If you're typing "online Quran tutor" into Google for the first time, you're already looking at hundreds of academies. Most look the same on a homepage. The real differences only show up after a few classes — by which point switching tutors is harder.

Here are the five things we'd look for if we were a parent picking for our own child today.

1. The class is genuinely 1-on-1, not a small group

"Small group of 3 students" sounds reasonable until you realise your child gets one-third of the tutor's attention and waits through two other turns. Ask explicitly: is the class private, with one student and one tutor on the call?

2. The tutor explains rules in clear English

Many traditional tutors are excellent reciters but teach mostly in Urdu, Arabic, or via classical-style memorisation. If your child thinks in English, every rule that lands in English is one rule they actually own.

3. There is a free trial — without a card up front

The trial isn't a marketing tactic; it's a respect signal. If you have to enter card details before meeting the tutor, walk away.

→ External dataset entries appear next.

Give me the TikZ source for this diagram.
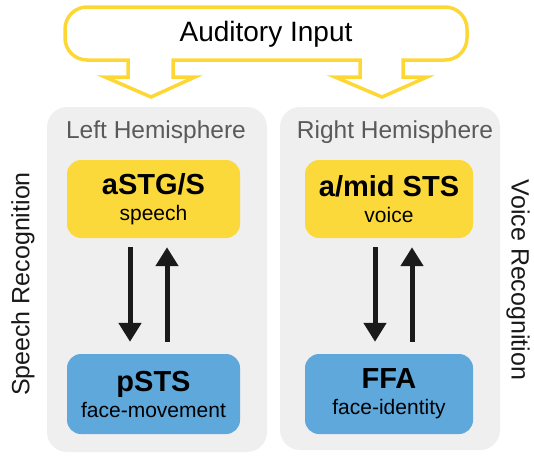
\documentclass[tikz,border=0pt]{standalone}
\usepackage{fontspec}
\setmainfont{Liberation Sans}
\usetikzlibrary{arrows.meta}
\definecolor{inyellow}{HTML}{FDD835}
\definecolor{boxyellow}{HTML}{FCD93A}
\definecolor{boxblue}{HTML}{5EA8DC}
\definecolor{panelgray}{HTML}{EFEFEF}
\definecolor{hemigray}{HTML}{5A5A5A}
\definecolor{arrowblack}{HTML}{1A1A1A}
\tikzset{
  panel/.style={fill=panelgray, draw=none, rounded corners=20pt, minimum width=220pt, inner sep=0pt},
  region/.style={rounded corners=14pt, draw=none, inner sep=0pt, align=center,
     font=\fontsize{21}{26}\selectfont, text=black},
  hemi/.style={font=\fontsize{24.5}{28}\selectfont, text=hemigray, inner sep=0pt},
  side/.style={font=\fontsize{25}{28}\selectfont, text=black!90, inner sep=0pt},
  conn/.style={line width=5pt, draw=arrowblack, -{Triangle[width=22pt,length=19pt]}},
  title/.style={font=\fontsize{29}{26}\selectfont\bfseries}
}
\newcommand{\boxtitle}[1]{{\fontsize{29}{26}\selectfont\bfseries #1}}
\begin{document}
\begin{tikzpicture}[x=1pt,y=-1pt]
\useasboundingbox (0,0) rectangle (534,456);
% input outline
\draw[inyellow, line width=3.5pt, line join=miter]
  (87,7) -- (445,7) arc[start angle=90,end angle=0,radius=22pt]
  -- (467,38) arc[start angle=0,end angle=-90,radius=22pt]
  -- (403,60) -- (403,77) -- (427,77) -- (382,97) -- (335,77) -- (360,77) -- (360,60)
  -- (173,60) -- (173,77) -- (195,77) -- (151,97) -- (105,77) -- (128,77) -- (128,60)
  -- (87,60) arc[start angle=270,end angle=180,radius=22pt]
  -- (65,29) arc[start angle=180,end angle=90,radius=22pt] -- cycle;
\node[font=\fontsize{28}{30}\selectfont, inner sep=0pt] (input) at (266,34) {Auditory Input};
% panels
\node[panel, minimum height=345pt] (lp) at (157,279.5) {};
\node[panel, minimum height=343pt] (rp) at (390,278.5) {};
\node[hemi] (lh) at (156,132) {Left Hemisphere};
\node[hemi] (rh) at (395,132) {Right Hemisphere};
% regions
\node[region, fill=boxyellow, minimum width=173pt, minimum height=78pt] (ly) at (153.5,199) {\boxtitle{aSTG/S}\\speech};
\node[region, fill=boxyellow, minimum width=168pt, minimum height=78pt] (ry) at (389,199) {\boxtitle{a/mid STS}\\voice};
\node[region, fill=boxblue, minimum width=173pt, minimum height=80pt] (lb) at (153.5,394) {\boxtitle{pSTS}\\face-movement};
\node[region, fill=boxblue, minimum width=168pt, minimum height=80pt] (rb) at (389,394) {\boxtitle{FFA}\\face-identity};
% connectors
\draw[conn, shorten <=9pt, shorten >=12pt] ([xshift=-23.5pt]ly.south) -- ([xshift=-23.5pt]lb.north);
\draw[conn, shorten <=12pt, shorten >=9pt] ([xshift=13.5pt]lb.north) -- ([xshift=13.5pt]ly.south);
\draw[conn, shorten <=9pt, shorten >=12pt] ([xshift=-14pt]ry.south) -- ([xshift=-14pt]rb.north);
\draw[conn, shorten <=12pt, shorten >=9pt] ([xshift=23pt]rb.north) -- ([xshift=23pt]ry.south);
% side labels
\node[side, rotate=90] (sr) at (23,284) {Speech Recognition};
\node[side, rotate=-90] (vr) at (518,280) {Voice Recognition};
\end{tikzpicture}
\end{document}
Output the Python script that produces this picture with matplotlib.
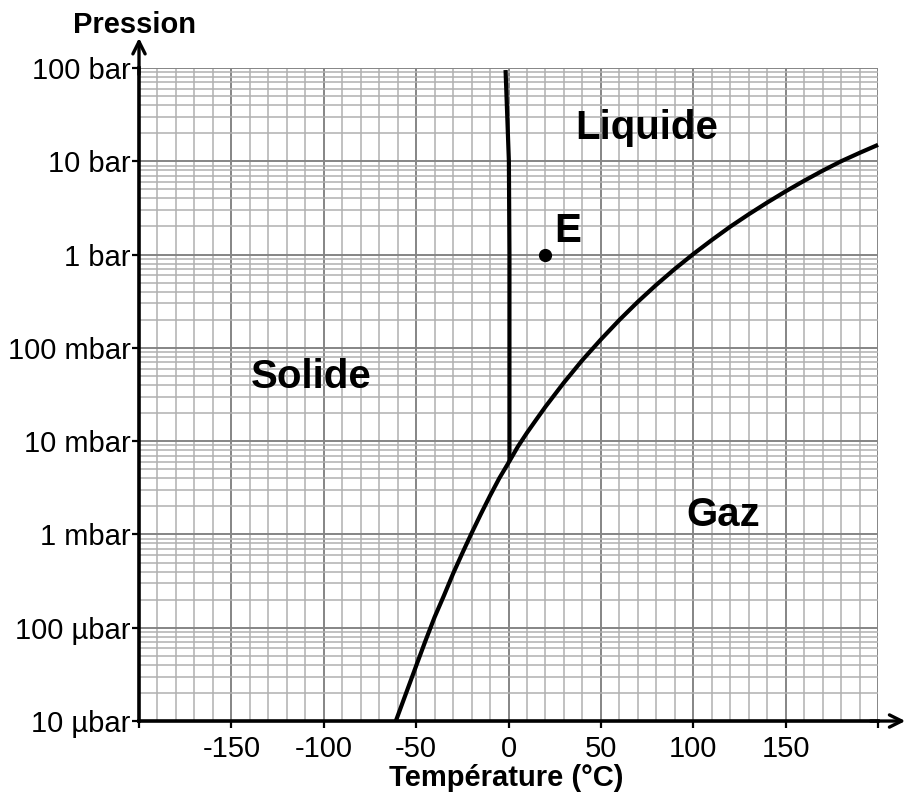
"""
Diagramme de phase de l'eau (pression en échelle log).
"""

import matplotlib.pyplot as plt
from matplotlib.ticker import FixedLocator, MultipleLocator, LogLocator, NullFormatter

# courbe solide/gaz puis liquide/gaz (°C, bar)
temp_curve = [-61, -55, -50, -45, -40, -35, -30, -25, -20, -15, -10, -5, 0.5, 5,
              10, 15, 20, 30, 40, 50, 60, 70, 80, 90, 100, 110, 120, 130, 140,
              150, 160, 170, 180, 190, 200]
pres_curve = [1.0e-5, 2.1e-5, 3.9e-5, 7.2e-5, 1.3e-4, 2.2e-4, 3.8e-4, 6.3e-4,
              1.03e-3, 1.65e-3, 2.6e-3, 4.0e-3, 6.1e-3, 8.7e-3, 1.23e-2, 1.7e-2,
              2.34e-2, 4.25e-2, 7.4e-2, 0.123, 0.199, 0.312, 0.474, 0.701, 1.013,
              1.43, 1.99, 2.70, 3.61, 4.76, 6.18, 7.92, 10.0, 12.3, 15.0]

# courbe solide/liquide
temp_fusion = [0.5, 0.5, 0.2, -1.6]
pres_fusion = [6.1e-3, 1.0, 10.0, 95.0]

# point E
temp_e = 20
pres_e = 1.0

yticks = [1e-5, 1e-4, 1e-3, 1e-2, 1e-1, 1, 10, 100]
ylabels = ['10 µbar', '100 µbar', '1 mbar', '10 mbar', '100 mbar',
           '1 bar', '10 bar', '100 bar']
xticks = [-200, -150, -100, -50, 0, 50, 100, 150, 200]
xlabels = ['', '-150', '-100', '-50', '0', '50', '100', '150', '']

# (texte, T, P)
zones = [('Liquide', 75, 23.0), ('Solide', -107, 0.049), ('Gaz', 116, 1.6e-3)]


def main():
    plt.rcParams['font.family'] = ['Liberation Sans', 'DejaVu Sans']
    fig = plt.figure(figsize=(9.05, 7.96), dpi=100)
    ax = fig.add_axes([0.1536, 0.0942, 0.8166, 0.8204])

    ax.set_yscale('log')
    ax.set_xlim(-200, 200)
    ax.set_ylim(1e-5, 100)

    ax.xaxis.set_major_locator(FixedLocator(xticks))
    ax.set_xticklabels(xlabels)
    ax.xaxis.set_minor_locator(MultipleLocator(10))
    ax.yaxis.set_major_locator(FixedLocator(yticks))
    ax.set_yticklabels(ylabels)
    ax.yaxis.set_minor_locator(LogLocator(base=10, subs=range(2, 10), numticks=50))
    ax.yaxis.set_minor_formatter(NullFormatter())

    ax.grid(True, which='major', color='#858585', lw=1.4)
    ax.grid(True, which='minor', color='#b0b0b0', lw=1.1)
    ax.set_axisbelow(True)

    ax.tick_params(which='major', direction='out', length=5, width=1.6,
                   labelsize=21, pad=1)
    ax.tick_params(axis='x', which='major', pad=5)
    ax.tick_params(which='minor', length=0)

    for side in ['top', 'right']:
        ax.spines[side].set_visible(False)
    for side in ['left', 'bottom']:
        ax.spines[side].set_linewidth(2.6)

    ax.annotate('', xy=(0, 1.046), xytext=(0, 0.99), xycoords='axes fraction',
                arrowprops=dict(arrowstyle='->', lw=2.4, color='k',
                                mutation_scale=22, shrinkA=0, shrinkB=0))
    ax.annotate('', xy=(1.037, 0), xytext=(0.99, 0), xycoords='axes fraction',
                arrowprops=dict(arrowstyle='->', lw=2.4, color='k',
                                mutation_scale=22, shrinkA=0, shrinkB=0))

    ax.plot(temp_curve, pres_curve, color='k', lw=3.0, solid_capstyle='butt',
            solid_joinstyle='round', clip_on=False)
    ax.plot(temp_fusion, pres_fusion, color='k', lw=3.0, solid_capstyle='butt')
    ax.plot([temp_e], [pres_e], 'o', color='k', markersize=8.5)
    ax.text(32, 1.8, 'E', fontsize=29, fontweight='bold', ha='center', va='center')

    for name, t, p in zones:
        ax.text(t, p, name, fontsize=29, fontweight='bold', ha='center', va='center')

    fig.text(0.5594, 0.0226, 'Température (°C)', fontsize=21, fontweight='bold',
             ha='center', va='center')
    fig.text(0.149, 0.969, 'Pression', fontsize=21, fontweight='bold',
             ha='center', va='center')

    fig.savefig('out.png', dpi=100)


if __name__ == '__main__':
    main()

The right academy will let you and your child meet the teacher and decide afterwards.

4. The same tutor stays with the student across months

Quran progress is built on continuity. If a tutor is rotated every term, your child re-introduces themselves every month and the level reset costs weeks of progress.

5. Female tutors are available — at no extra cost

For families with daughters, sisters, or mothers who prefer a female tutor, this should be standard. If it's a "premium add-on", that's a soft signal about the academy's defaults.

You can verify all five of these on a single trial class. Take 30 minutes, ask the questions above directly, and trust your read.